American Kobe-style beef replaces the real thing
The glossy black cows and calves grazing on Yamamoto's gently rolling hills look like any other beef cows. It's hard to tell the full-blood Wagyu cattle apart from Angus cows that Yamamoto uses for crossbreeding.
He started with a small herd, 88 cows and 10 bulls, bought from a Japanese rancher. The rancher, Shogo Takeda, had flown them to the U.S. so he could sell embryos and calves more easily to Australia, another country where Kobe-style beef is flourishing.
Yamamoto wound up buying the entire herd in 1999; Takeda still advises him and visits his ranch, which is about 55 miles southeast of Dallas.
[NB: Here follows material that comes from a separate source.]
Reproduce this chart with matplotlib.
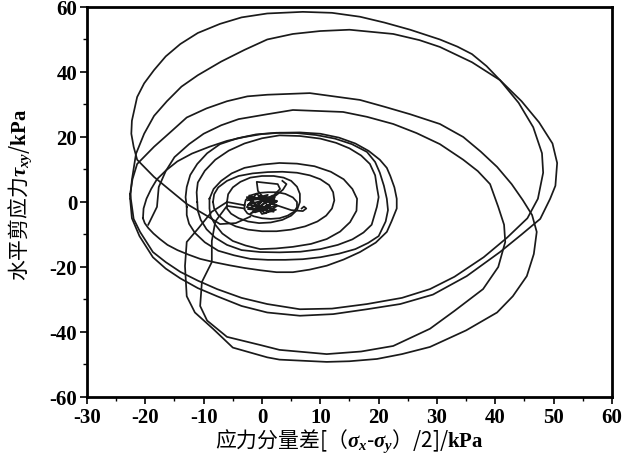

Yamamoto, a Japanese American, is not a typical rancher. He's a professional bass fisherman with a thriving custom lure business. He drives around his ranches with a chihuahua nestled in his lap.
While cattlemen can be private about their operations, Yamamoto chats freely — confiding, for example, that the whole thing began because he was looking for a property tax break that comes with grazing livestock or planting trees.
"Once I got into it and learned all the aspects — the health as well as the good taste, I was hooked," Yamamoto said.
Healthy beef? Healthy fatty beef? Absolutely, Yamamoto says — he helped fund research that backs up his claim. A Texas A&M University researcher, Stephen Smith, concluded that compared to American beef, Wagyu beef is much higher in unsaturated fat. It has high levels of oleic acid, the fatty acid in olive and canola oils that has been shown to lower bad LDL cholesterol.
"The health aspect of this animal is what should be the standard for the U.S. cattle herd," Yamamoto said. "If I can put these bulls on any breed and decrease the saturated fat, that would be the standard."
Another selling point for Kobe-style beef is that it's often raised without hormones or antibiotics.
Still, some ranchers think indulgence is the biggest selling point.
"Most Americans live with a cloud; they all know what is right and the way they should live their lives," said R.L. Freeborn, president of Oregon-based Kobe Beef America. "This is a fine dining experience. Something like a fine steak is really, really a joy to eat."
The U.S. banned Japanese beef after mad cow disease was discovered there in 2001. Officials ended the ban earlier this month, after Japan ended its own embargo on American beef.
However, the Japanese won't be sampling American Kobe-style beef, because it takes longer to raise than the 21-month age limit Japan has imposed on beef it imports from the United States.
There are no such limits on imports of Japanese Kobe beef. Still, U.S. ranchers have spent four years getting a foothold on the market.
"Just as California wines have taken off, I think you have very good cattlemen here in the U.S. that know how to raise cattle," Schneller said.